Apr 28th 2017

The Chicago Artists Coalition proudly presents “Boondoggle” featuring HATCH Projects artists, Andrew Barco, Jeff Prokash, and Gülşah Mursaloğlu.

During the Great Depression, many New Deal programs focused on putting unemployed artists and craftspeople to work, and providing government funding for public, archival, and educational projects. One such program focused on teaching simple crafts to children by which they could produce small tchotchkes to sell and raise money for their families. A typical craft was the tying of decorative, colored leather and canvas called “boondoggles” that didn’t serve any purpose beyond aesthetic novelty and a sense of accomplishment in a time of extreme malaise. Like any social program, the idea came under fire from the political right who, unsurprisingly, saw it as wasting money in order to promote wasting time. The term boondoggle became immediately metaphorical for a large expenditure of effort and resources for a foolishly useless end, and that is how we use the word today.

This exhibition aims at reclaiming the word. The act of tying boondoggles was simultaneously a socially conscious and creative endeavor, and, as artists, we know better than to regard that as a waste of time. More and more, this stance becomes a critical political contention in an ideological return, where arts and social programs are first on the chopping block (right along with protections for transgender students and our environment). In this exhibition, Barco, Prokash, and Mursaloğlu create idiosyncratic problems just to solve them, needing no justification other than intellectual and emotional pursuit. The artists weave together complex meanings out of a self-imposed tangle of traditional, found, and archival materials. The improvised convolution of their installations is the very source of their ethos. Like a boondoggle, the means are their own ends.

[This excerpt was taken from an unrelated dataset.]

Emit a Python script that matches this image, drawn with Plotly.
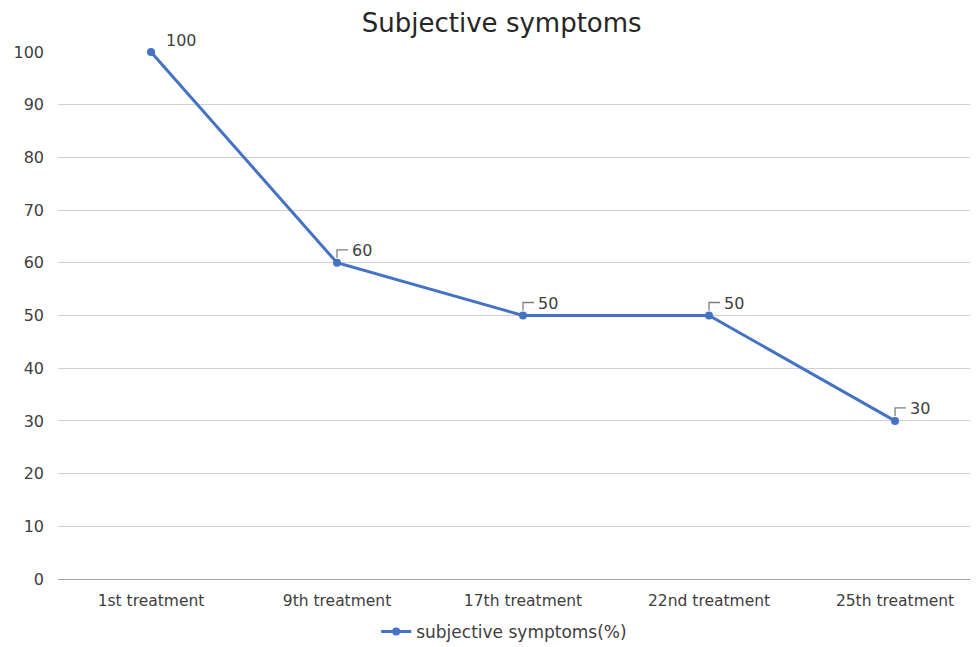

“Boondoggle” is curated by Danny Floyd.

THIS EVENT IS FREE AND OPEN TO THE PUBLIC

ARTIST BIOS

Andrew Barco is an object, installation and performance maker based in Chicago, Illinois. His work is concerned with the often strange and improbable ways ideas and habits can be transmitted across cultural landscapes and through time. With an MFA in sculpture from the School of the Art Institute of Chicago, Andrew’s work uses craft and industrial histories, quirky and edgy relational gestures, and philosophical inquiry to create affective and thoughtful encounters. His work has been featured in group exhibitions in Durham NC, Baltimore MD, Hartford, CT, and Chicago, IL, New Orleans, LA.

Gülşah Mursaloğlu begins her works with the experience of distance: smelling a thing inches away from her nose and then understanding it from afar with her eyes. In her installations, she works intimately with materials and objects and embeds them within precarious systems that monumentalize them, giving them responsibility. Though this new context may give the materials and objects new aspirations, it does not rewrite their humble origins. Rather, viewing her work presents an opportunity to travel over these distances: from insignificant to astounding, from a child’s play to an adult’s observation, from near to far, from the kitchen to the monument. She earned her MFA from the School of the Art Institute of Chicago, and her BA in Sociology from Bogazici University in Istanbul, Turkey.

Jeff Prokash embraces the freedom of reinterpretation to suggest new relationships between the subject and the staging of the built environment. Objects are positioned to present intrinsic systems of organization, interpolating unexpected associations through the production of subjective narratives. Prokash produces a reconsidered relationship with the material world and a reorientation of the value systems that are implicated in the construction and reconstruction of the built environment.

Jeff Prokash is an interdisciplinary artist, researcher, and educator in Chicago, IL. He received his MFA in Sculpture from the School of the Art Institute of Chicago and his BFA from University of Wisconsin Madison. He attended the Skowhegan School of Painting and Sculpture in 2015 and has received awards and fellowships including the Eldon Danhausen and Edward L. Ryerson Fellowships and the International Sculpture Center Outstanding Student Achievement in Contemporary Sculpture Award. He currently teaches in the Sculpture department at SAIC.

CURATOR BIO

Danny Floyd a curator, artist, researcher, and educator based out of Chicago. He holds a BFA from Rhode Island School of Design, an MA in Visual and Critical Studies, and an MFA in Sculpture both from School of the Art Institute of Chicago (SAIC). His written and studio work deals with the social aspects of perceptual realms like weather, music, architecture, and mediated cultures. Danny currently teaches in the Visual and Critical Studies Department at SAIC. He is a founding member of Ballroom Projects, an artist-run initiative on Chicago’s South Side, and a regular contributor to Serpentine Magazine.